The hits just keep on coming for Monsanto Corp. (NYSE:MON). The company today reported third fiscal quarter EPS of $0.81 on revenue of $2.96 billion. EPS estimates had been $0.80 and revenues were expected to reach $3.17 billion. EPS for the quarter was less than half that of the previous quarter, $1.70/share. Monsanto’s share price has taken a hit already this morning of about 3%.
Other fertilizer companies, including Mosaic Co. (NYSE:MOS), Potash Corp. of Saskatchewan, Inc. (NYSE:POT) and Syngenta AG (NYSE:SYT) are trading up this morning, as is the Market Vectors Agribusiness ETF (NYSE:MOO).
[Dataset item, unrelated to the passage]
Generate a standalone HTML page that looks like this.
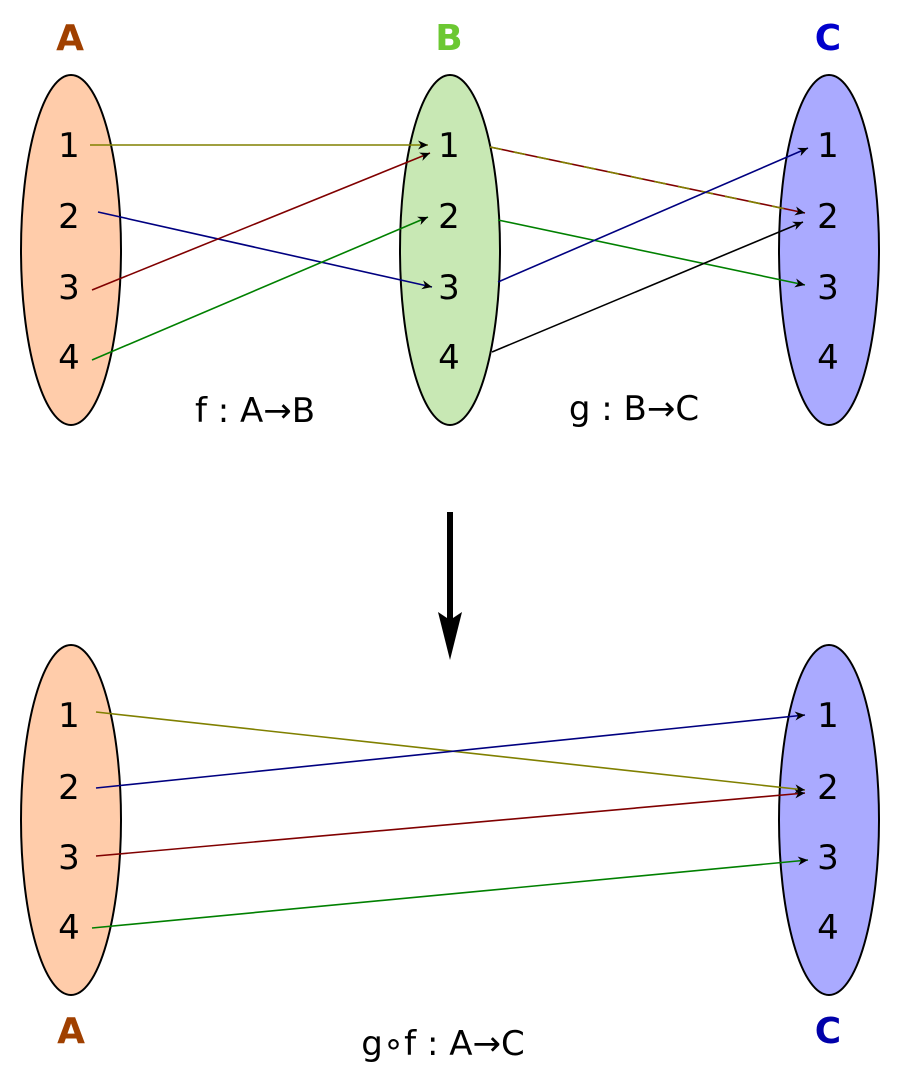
<!DOCTYPE html>
<html><head><meta charset="utf-8"><style>body{margin:0;background:#fff}svg{display:block}</style></head><body>
<svg width="900" height="1083" viewBox="0 0 900 1083" xmlns="http://www.w3.org/2000/svg" font-family="DejaVu Sans, Liberation Sans, sans-serif">
<defs>
<marker id="mk" viewBox="0 0 10 10" refX="10" refY="5" markerWidth="13" markerHeight="10" markerUnits="userSpaceOnUse" orient="auto"><path d="M0,0.5 L10,5 L0,9.5 L3,5 z" fill="#000"/></marker>
</defs>
<g stroke="#000" stroke-width="2">
<ellipse cx="71" cy="250" rx="50" ry="175" fill="#ffccaa"/>
<ellipse cx="450" cy="250" rx="50" ry="175" fill="#c8e8b4"/>
<ellipse cx="829" cy="250" rx="50" ry="175" fill="#aaaaff"/>
<ellipse cx="71" cy="820" rx="50" ry="175" fill="#ffccaa"/>
<ellipse cx="829" cy="820" rx="50" ry="175" fill="#aaaaff"/>
</g>
<g font-size="36" font-weight="bold" text-anchor="middle">
<text x="70" y="50" fill="#a04000">A</text>
<text x="449" y="50" fill="#6cc832">B</text>
<text x="828" y="50" fill="#0000cc">C</text>
<text x="71" y="1043" fill="#a04000">A</text>
<text x="828" y="1043" fill="#0000aa">C</text>
</g>
<g font-size="34" text-anchor="middle" fill="#000">
<text x="69" y="157">1</text><text x="69" y="228">2</text><text x="69" y="299">3</text><text x="69" y="369">4</text>
<text x="449" y="157">1</text><text x="449" y="228">2</text><text x="449" y="299">3</text><text x="449" y="369">4</text>
<text x="828" y="157">1</text><text x="828" y="228">2</text><text x="828" y="299">3</text><text x="828" y="369">4</text>
<text x="69" y="727">1</text><text x="69" y="799">2</text><text x="69" y="869">3</text><text x="69" y="939">4</text>
<text x="828" y="727">1</text><text x="828" y="799">2</text><text x="828" y="869">3</text><text x="828" y="939">4</text>
</g>
<g font-size="34" text-anchor="middle" fill="#000">
<text x="255" y="422">f : A→B</text>
<text x="634" y="420">g : B→C</text>
<text x="443" y="1055">g∘f : A→C</text>
</g>
<g stroke-width="1.6" fill="none">
<line x1="90" y1="145" x2="428" y2="145" stroke="#808000" marker-end="url(#mk)"/>
<line x1="98" y1="212" x2="432" y2="287" stroke="#000080" marker-end="url(#mk)"/>
<line x1="92" y1="290" x2="430" y2="153" stroke="#800000" marker-end="url(#mk)"/>
<line x1="92" y1="360" x2="428" y2="217" stroke="#008000" marker-end="url(#mk)"/>
<line x1="490" y1="147" x2="805" y2="213" stroke="#800000" marker-end="url(#mk)"/>
<line x1="490" y1="147" x2="795" y2="211" stroke="#808000" stroke-dasharray="12 12"/>
<line x1="498" y1="220" x2="805" y2="285" stroke="#008000" marker-end="url(#mk)"/>
<line x1="498" y1="282" x2="808" y2="148" stroke="#000080" marker-end="url(#mk)"/>
<line x1="492" y1="352" x2="803" y2="222" stroke="#000" marker-end="url(#mk)"/>
<line x1="96" y1="712" x2="805" y2="790" stroke="#808000" marker-end="url(#mk)"/>
<line x1="96" y1="788" x2="805" y2="715" stroke="#000080" marker-end="url(#mk)"/>
<line x1="96" y1="856" x2="805" y2="793" stroke="#800000" marker-end="url(#mk)"/>
<line x1="92" y1="928" x2="808" y2="860" stroke="#008000" marker-end="url(#mk)"/>
</g>
<line x1="450" y1="512" x2="450" y2="625" stroke="#000" stroke-width="6"/>
<path d="M438,612 L450,660 L462,612 L450,620 z" fill="#000"/>
</svg>
</body></html>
Mosaic is up more than 2.5%, while the others are up less than 1%.
Monsanto’s results for last quarter indicated that this might happen, and then later the company announced a change in its strategy for selling its Roundup weed-killer and all the dire predictions got worse. Monsanto is reducing is portfolio of Roundup products and lowering the weed-killer’s price to a lever that is closer to generic competitor products. This translates in lower sales and less profits for a long time to come.
In today’s report the company said it had negative free cash flow of -$1.15 billion for the first nine months of the year. It forecast 2010 free cash flow of $400-$500 million, about half its original forecast of $900 million-$1 billion. Full-year EPS is forecast at $2.40-$2.60. Just a few months ago, Monsanto forecast EPS of $3.10-$3.30.
Monsanto plans to expand sales in its seeds and genomic segment, where sales are growing and margins are still over 50%. Sales of the company’s genetically modified seeds are particularly strong in corn and soybeans
For the company’s fourth fiscal quarter, the company is forecasting EPS of -$0.09 to $0.11. Consensus estimates from analysts are EPS of $0.03. The only good bit of news here is that Monsanto has finally grasped the idea that Roundup will not save the company.
Monsanto shares have set a new 52-week low of $45.83 this morning. If that doesn’t happen again soon, that’s the best the company could hope for.